Below are several records. Retype exactly those lines running from the one with "Reproduce this chart with matplotlib." through the one with "l = mirror(l_half, -1)", end lines included, and no others.

━━━━━ Information provided ━━━━━

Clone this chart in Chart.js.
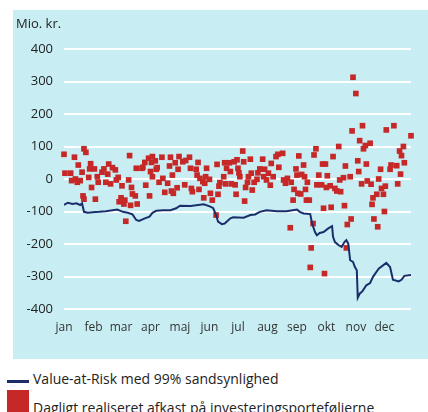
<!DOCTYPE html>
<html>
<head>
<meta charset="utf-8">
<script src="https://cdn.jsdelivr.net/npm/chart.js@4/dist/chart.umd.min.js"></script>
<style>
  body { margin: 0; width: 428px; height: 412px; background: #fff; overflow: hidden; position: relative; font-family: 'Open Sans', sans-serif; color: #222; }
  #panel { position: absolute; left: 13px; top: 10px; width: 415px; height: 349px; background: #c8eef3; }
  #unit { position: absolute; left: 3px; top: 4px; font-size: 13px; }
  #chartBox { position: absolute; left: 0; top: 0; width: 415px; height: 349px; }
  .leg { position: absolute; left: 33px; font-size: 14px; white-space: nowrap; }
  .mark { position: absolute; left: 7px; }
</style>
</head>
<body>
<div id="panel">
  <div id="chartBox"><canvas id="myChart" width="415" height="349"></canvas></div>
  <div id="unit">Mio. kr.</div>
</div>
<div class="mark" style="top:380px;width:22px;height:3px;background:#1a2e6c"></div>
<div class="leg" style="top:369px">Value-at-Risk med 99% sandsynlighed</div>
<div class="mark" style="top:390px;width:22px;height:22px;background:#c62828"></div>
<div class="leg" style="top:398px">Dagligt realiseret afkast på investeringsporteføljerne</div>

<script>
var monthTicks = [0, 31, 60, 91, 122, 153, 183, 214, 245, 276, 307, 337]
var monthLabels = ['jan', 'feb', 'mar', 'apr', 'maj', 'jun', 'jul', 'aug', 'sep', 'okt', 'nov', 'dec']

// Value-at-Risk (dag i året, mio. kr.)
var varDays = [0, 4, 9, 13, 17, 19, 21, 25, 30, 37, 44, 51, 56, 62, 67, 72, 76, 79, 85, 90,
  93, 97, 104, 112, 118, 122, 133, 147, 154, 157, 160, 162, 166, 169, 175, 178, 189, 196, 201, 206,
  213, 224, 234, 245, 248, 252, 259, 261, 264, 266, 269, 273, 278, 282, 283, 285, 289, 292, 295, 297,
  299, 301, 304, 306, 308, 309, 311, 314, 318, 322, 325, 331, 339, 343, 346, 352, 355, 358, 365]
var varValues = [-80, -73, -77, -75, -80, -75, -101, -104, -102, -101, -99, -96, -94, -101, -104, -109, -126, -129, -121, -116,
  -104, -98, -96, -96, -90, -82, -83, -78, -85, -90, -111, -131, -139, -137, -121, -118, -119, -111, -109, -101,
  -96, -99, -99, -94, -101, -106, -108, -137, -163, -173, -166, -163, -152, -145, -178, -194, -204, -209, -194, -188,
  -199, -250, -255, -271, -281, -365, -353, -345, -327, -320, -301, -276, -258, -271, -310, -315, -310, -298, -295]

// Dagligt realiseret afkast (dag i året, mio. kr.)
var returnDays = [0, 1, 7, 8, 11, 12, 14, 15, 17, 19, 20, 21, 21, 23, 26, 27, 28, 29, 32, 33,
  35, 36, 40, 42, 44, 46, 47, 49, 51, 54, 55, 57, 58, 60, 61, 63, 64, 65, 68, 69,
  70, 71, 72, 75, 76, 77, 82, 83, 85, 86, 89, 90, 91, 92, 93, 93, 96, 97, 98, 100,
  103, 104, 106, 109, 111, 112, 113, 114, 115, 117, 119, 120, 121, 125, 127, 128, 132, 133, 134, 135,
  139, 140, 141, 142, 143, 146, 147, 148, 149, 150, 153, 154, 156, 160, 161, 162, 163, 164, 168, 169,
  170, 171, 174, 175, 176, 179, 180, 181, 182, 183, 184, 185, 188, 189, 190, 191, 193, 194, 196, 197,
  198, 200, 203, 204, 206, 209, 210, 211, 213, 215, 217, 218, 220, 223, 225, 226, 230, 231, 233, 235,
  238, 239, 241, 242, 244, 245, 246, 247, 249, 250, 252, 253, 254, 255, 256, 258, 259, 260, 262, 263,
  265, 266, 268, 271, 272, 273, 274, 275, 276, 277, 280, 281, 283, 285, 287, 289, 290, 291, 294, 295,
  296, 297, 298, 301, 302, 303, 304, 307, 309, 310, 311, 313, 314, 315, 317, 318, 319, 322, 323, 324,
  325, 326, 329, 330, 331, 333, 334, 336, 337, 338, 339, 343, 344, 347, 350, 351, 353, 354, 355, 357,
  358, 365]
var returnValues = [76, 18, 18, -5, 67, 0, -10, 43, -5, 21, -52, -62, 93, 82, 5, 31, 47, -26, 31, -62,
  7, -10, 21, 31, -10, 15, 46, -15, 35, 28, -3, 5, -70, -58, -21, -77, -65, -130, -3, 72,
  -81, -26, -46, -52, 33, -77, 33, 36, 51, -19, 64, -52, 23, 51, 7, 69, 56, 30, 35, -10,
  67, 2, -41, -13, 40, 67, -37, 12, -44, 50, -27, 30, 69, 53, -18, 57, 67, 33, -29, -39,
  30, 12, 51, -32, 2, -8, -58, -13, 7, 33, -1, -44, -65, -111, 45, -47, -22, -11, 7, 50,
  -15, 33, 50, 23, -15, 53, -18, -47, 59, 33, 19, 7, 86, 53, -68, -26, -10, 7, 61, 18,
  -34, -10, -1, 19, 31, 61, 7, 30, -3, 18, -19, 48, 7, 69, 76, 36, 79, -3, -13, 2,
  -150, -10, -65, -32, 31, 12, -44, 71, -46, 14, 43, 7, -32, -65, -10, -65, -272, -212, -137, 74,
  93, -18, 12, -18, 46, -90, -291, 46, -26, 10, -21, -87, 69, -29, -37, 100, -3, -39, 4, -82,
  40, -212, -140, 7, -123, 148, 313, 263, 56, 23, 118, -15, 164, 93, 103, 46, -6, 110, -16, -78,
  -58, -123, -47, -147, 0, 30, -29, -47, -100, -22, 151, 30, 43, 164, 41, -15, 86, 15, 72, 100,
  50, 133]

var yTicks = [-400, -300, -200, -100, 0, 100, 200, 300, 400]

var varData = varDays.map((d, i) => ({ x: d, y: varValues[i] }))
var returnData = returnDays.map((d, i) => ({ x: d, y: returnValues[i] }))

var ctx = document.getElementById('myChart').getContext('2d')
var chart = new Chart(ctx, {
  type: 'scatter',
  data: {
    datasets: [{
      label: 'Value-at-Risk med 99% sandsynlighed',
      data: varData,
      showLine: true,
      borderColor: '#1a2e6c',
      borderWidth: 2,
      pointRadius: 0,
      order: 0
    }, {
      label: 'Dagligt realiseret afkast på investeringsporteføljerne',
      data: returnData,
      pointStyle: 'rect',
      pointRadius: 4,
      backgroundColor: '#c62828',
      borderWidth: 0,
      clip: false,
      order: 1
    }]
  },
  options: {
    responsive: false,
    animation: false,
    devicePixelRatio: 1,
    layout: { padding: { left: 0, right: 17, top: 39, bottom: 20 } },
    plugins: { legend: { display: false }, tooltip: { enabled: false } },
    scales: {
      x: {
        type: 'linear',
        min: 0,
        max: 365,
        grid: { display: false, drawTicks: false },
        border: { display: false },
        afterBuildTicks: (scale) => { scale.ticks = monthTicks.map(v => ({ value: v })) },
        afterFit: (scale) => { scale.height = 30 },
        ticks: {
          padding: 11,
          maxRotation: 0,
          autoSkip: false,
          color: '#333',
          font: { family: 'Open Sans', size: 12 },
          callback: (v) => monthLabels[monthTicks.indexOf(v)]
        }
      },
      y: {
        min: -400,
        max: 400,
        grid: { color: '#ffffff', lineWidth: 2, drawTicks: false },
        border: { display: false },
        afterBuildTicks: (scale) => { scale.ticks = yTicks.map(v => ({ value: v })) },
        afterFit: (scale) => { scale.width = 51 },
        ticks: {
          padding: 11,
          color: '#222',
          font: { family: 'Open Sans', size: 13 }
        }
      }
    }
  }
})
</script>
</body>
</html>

━━━━━
━━━━━ Information provided ━━━━━

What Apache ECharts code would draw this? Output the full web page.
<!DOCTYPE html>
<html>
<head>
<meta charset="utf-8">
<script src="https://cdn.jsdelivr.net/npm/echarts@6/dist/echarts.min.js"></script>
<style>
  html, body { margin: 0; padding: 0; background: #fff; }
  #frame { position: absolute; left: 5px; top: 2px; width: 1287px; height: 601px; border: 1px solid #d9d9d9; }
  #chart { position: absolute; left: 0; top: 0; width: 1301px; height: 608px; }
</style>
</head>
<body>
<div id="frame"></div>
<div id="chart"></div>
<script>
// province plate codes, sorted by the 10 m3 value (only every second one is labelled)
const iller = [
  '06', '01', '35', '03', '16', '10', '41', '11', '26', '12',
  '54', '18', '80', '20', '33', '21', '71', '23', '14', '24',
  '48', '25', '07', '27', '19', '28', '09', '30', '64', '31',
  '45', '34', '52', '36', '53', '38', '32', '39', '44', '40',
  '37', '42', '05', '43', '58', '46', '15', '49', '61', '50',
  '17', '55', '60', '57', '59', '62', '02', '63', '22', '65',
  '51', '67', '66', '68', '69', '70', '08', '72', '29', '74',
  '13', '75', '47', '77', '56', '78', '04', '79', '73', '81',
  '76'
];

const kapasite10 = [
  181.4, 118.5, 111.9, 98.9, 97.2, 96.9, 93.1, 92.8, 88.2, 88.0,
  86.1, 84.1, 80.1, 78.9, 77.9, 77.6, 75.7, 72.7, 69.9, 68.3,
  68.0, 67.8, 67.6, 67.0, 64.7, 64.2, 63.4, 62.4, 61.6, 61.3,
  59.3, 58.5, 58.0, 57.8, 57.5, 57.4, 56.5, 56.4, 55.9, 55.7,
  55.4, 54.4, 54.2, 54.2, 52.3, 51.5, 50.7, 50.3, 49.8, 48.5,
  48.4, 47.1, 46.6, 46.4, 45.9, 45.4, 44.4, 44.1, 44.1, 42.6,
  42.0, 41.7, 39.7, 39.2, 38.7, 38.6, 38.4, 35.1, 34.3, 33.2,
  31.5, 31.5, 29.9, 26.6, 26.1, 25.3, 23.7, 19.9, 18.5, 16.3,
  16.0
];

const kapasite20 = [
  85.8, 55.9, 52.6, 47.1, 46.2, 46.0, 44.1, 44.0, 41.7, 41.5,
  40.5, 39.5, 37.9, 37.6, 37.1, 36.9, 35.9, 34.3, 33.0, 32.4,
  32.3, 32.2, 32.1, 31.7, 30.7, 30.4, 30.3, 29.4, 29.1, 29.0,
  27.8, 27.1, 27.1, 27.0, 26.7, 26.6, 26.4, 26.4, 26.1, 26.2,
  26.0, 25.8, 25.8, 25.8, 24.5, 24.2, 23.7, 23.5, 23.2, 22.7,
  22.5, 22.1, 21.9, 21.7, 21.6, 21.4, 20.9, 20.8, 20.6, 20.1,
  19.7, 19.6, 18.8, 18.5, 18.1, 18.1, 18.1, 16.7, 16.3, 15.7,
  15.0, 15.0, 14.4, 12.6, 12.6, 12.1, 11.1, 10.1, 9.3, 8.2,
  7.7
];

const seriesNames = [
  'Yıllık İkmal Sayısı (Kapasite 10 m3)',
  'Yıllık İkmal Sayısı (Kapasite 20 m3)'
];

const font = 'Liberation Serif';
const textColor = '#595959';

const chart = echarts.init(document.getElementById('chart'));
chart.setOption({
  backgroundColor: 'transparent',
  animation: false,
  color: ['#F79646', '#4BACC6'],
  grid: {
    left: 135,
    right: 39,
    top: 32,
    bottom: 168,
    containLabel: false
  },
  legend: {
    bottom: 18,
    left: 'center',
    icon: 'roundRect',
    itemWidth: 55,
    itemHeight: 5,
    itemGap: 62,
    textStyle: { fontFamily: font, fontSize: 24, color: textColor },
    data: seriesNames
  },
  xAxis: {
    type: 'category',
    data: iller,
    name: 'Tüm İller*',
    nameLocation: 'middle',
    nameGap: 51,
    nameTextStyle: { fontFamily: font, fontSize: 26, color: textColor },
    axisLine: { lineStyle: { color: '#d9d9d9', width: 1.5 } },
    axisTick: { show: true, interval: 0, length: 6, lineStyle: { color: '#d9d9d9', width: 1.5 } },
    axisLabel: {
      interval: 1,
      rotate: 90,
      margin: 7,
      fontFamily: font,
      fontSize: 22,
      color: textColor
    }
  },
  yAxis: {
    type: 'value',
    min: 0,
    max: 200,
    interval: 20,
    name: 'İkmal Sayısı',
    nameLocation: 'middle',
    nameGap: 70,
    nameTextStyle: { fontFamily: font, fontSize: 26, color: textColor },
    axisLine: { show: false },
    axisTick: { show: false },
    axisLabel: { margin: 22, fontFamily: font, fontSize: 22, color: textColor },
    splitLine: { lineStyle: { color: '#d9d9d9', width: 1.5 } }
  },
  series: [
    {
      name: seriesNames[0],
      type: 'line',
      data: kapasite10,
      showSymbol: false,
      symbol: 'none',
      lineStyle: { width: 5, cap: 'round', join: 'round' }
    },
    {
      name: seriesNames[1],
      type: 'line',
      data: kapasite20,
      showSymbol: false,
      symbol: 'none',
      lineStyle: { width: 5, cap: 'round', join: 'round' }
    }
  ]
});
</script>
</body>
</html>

━━━━━
━━━━━ Information provided ━━━━━

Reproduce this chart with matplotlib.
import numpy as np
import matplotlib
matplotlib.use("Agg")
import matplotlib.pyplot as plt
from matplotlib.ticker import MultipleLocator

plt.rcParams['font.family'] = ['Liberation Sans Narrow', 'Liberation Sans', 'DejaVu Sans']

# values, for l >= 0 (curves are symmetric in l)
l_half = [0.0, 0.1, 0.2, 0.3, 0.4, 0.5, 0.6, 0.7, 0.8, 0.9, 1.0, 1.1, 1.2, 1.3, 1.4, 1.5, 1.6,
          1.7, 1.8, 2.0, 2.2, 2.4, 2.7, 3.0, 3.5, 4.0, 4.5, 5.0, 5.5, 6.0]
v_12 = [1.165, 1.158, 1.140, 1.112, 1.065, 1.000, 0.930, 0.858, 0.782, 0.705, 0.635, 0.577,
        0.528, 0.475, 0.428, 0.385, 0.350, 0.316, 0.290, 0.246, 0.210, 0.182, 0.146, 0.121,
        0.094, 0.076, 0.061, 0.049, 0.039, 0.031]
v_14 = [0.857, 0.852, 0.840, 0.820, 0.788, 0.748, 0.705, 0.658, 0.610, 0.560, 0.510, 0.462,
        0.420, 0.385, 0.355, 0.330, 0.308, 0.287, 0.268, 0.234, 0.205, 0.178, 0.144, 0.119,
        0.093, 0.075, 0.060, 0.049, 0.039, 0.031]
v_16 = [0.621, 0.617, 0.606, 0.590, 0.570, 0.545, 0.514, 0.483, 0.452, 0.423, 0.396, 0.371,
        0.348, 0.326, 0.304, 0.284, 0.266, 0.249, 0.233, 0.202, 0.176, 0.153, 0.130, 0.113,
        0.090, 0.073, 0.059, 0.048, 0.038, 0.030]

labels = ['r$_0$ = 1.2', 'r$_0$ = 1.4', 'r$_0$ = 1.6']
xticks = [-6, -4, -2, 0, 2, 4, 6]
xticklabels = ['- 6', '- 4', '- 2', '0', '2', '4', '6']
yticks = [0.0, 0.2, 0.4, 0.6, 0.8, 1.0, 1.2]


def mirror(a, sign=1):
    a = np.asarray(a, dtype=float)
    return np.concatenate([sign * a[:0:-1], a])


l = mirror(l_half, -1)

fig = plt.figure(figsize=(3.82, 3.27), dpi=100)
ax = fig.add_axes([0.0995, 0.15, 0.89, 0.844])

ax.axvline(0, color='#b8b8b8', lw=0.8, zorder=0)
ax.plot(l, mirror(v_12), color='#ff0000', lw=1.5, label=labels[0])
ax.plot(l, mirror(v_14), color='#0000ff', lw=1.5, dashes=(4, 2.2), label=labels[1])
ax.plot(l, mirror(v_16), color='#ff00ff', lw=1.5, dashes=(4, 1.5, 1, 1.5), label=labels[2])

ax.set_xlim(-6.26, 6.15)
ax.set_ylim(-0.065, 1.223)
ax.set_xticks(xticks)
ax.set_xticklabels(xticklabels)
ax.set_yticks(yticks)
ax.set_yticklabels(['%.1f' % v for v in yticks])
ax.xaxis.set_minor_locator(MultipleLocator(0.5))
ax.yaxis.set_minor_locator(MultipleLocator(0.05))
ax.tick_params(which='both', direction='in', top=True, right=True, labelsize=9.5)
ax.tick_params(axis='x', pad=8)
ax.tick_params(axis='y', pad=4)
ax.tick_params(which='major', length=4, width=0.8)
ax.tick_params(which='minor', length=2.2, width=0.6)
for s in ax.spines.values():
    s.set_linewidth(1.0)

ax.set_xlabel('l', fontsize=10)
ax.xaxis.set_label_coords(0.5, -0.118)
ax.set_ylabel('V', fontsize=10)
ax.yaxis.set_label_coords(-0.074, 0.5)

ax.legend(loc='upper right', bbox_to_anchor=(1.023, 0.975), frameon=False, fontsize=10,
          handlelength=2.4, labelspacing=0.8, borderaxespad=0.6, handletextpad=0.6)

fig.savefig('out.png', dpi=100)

━━━━━

* **Written response**:
Reproduce this chart with matplotlib.
import numpy as np
import matplotlib
matplotlib.use("Agg")
import matplotlib.pyplot as plt
from matplotlib.ticker import MultipleLocator

plt.rcParams['font.family'] = ['Liberation Sans Narrow', 'Liberation Sans', 'DejaVu Sans']

# values, for l >= 0 (curves are symmetric in l)
l_half = [0.0, 0.1, 0.2, 0.3, 0.4, 0.5, 0.6, 0.7, 0.8, 0.9, 1.0, 1.1, 1.2, 1.3, 1.4, 1.5, 1.6,
          1.7, 1.8, 2.0, 2.2, 2.4, 2.7, 3.0, 3.5, 4.0, 4.5, 5.0, 5.5, 6.0]
v_12 = [1.165, 1.158, 1.140, 1.112, 1.065, 1.000, 0.930, 0.858, 0.782, 0.705, 0.635, 0.577,
        0.528, 0.475, 0.428, 0.385, 0.350, 0.316, 0.290, 0.246, 0.210, 0.182, 0.146, 0.121,
        0.094, 0.076, 0.061, 0.049, 0.039, 0.031]
v_14 = [0.857, 0.852, 0.840, 0.820, 0.788, 0.748, 0.705, 0.658, 0.610, 0.560, 0.510, 0.462,
        0.420, 0.385, 0.355, 0.330, 0.308, 0.287, 0.268, 0.234, 0.205, 0.178, 0.144, 0.119,
        0.093, 0.075, 0.060, 0.049, 0.039, 0.031]
v_16 = [0.621, 0.617, 0.606, 0.590, 0.570, 0.545, 0.514, 0.483, 0.452, 0.423, 0.396, 0.371,
        0.348, 0.326, 0.304, 0.284, 0.266, 0.249, 0.233, 0.202, 0.176, 0.153, 0.130, 0.113,
        0.090, 0.073, 0.059, 0.048, 0.038, 0.030]

labels = ['r$_0$ = 1.2', 'r$_0$ = 1.4', 'r$_0$ = 1.6']
xticks = [-6, -4, -2, 0, 2, 4, 6]
xticklabels = ['- 6', '- 4', '- 2', '0', '2', '4', '6']
yticks = [0.0, 0.2, 0.4, 0.6, 0.8, 1.0, 1.2]


def mirror(a, sign=1):
    a = np.asarray(a, dtype=float)
    return np.concatenate([sign * a[:0:-1], a])


l = mirror(l_half, -1)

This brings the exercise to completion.